# Color Correction Challenge
Color correction can seem a bit daunting, but in truth, it's a relatively simple science -- cameras can only understand color in its relationship to true, 50% gray. The gray that you find halfway between totally unsaturated white and unsaturated black. In-camera, this is known as the "white balance", which determines where this unsaturated middle ground is.
Before we dive deep into this subject, it's important to note that this guide is meant to walk you through **Correcting** your footage. These tools, and all the vast number of other tools you'll run into along the way, can also be used for **Grading** your footage. Which is the process of styling your footage to a certain Look. To start grading a Look, you're going to first have to correct your footage, that way you're working on a solid basis.
We'll mostly be talking and thinking about **color**, **exposure**, and **contrast** in this guide.
## Color Spaces
Before we get into the world of color correction, we have to touch on one important, however highly complex topic -- color spaces -- these are the physical capabilities of the device or screen you're looking at. You can think of them as "glasses" that help you see the footage for the way it is. On occasion, these glasses are mismatched with the way the footage was recorded.
The most common mismatch, and the most significant in our studio, is that **some of our devices record in Rec2020**, while virtually all of the ways we'd like to send our footage out, **display in Rec709**. So often, the footage will look highly saturated, or unusually warm.
To dive deeper in this than I'm willing to in the guide, feel free to [read this article](https://blog.frame.io/2020/02/03/color-spaces-101/#:~:text=A%20color%20space%20describes%20a,device%20to%20reproduce%20color%20information.), it does a pretty good job of explaining the math behind.
The most important thing to take away from this guide is that your footage may not look the way it's intended to. You'll likely have to change the Color Space interpretation to Rec709 before ever applying a color correction. There are links at the bottom of this guide that will show how to do so in each of the editors!
## White Balance Correction
Since cameras only understand colors in relation to middle grey, it's very easy for them to interpret colors incorrectly. These problems tend to most frequently arise along two color axes: From Orange to Blue and from Magenta to Green.

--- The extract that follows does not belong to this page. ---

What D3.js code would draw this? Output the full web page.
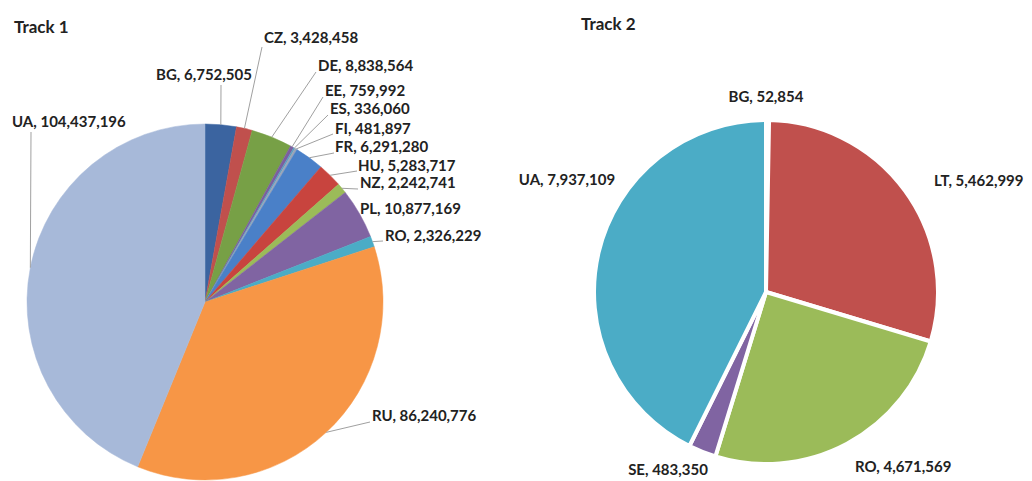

These are the **Temperature** and **Tint** values, if you're correcting your footage back to it's "true" form, you'd want to use to these two tools as frequently as you can.
There are other wheels and curves tools in your editor that can achieve something similar, but often these make extraneous changes that you might not want, in addition to the adjustments you're looking for. These are better suited to use in grading.
# Reading Scopes
Now that you have a sense of what tools will assist with your changes, there's a number of ways of representing color and exposure mathematically. Some are better used to manage one aspect or the other.
## Vectorscopes
Vectorscopes are representations of all the pixels in an image, mapped on a color wheel, where the center is 0% saturation and the edge is 100% saturation.
Often these also come with a toggleable line on the graph, somewhat inflammatorily called the "skin tone" line. This is actually the pigment of blood, which shows through skin. It's definitely not accurate all the time, but it functions as a rough guide on where the hue range of "human skin" often lands.

## Waveforms and Parades
Waveforms and waveform parades are representations of the exposure of each pixel in an image. The Y axis is how Bright they are, and the X axis is where they're located along the horizontal axis.
So, in the photo below of a waveform, you can see the white, diagonal spike of the laptop screen. The waveform shows that it's reading as the brightest object in the shot. When you're capturing images, with most shots, you'd want to make sure your brightest and darkest parts of your image to land between 10% and 90%. If you keep within that range, you'll ensure that you haven't lost any details to over or underexposures.
When you're correcting your shot, you can then treat 0% and 100% as accents, pushing your darkest corners and brightest highlights almost to the edges, this will introduce contrast.

Parades behave almost exactly the same way as waveforms, except that they break up red, green, and blue into separate readings. This can be helpful in more fine-tuned grading moves.

## Histogram
Histograms are easily mixed up with waveforms, but have a distinct difference. It doesn't indicate location information, instead the X axis ranges from white to black, and the Y axis indicates how many pixels are within that level of brightness.
A high contrast image will show a full range of represented pixels, where a low contrast image will just have one concentration where the exposure lies.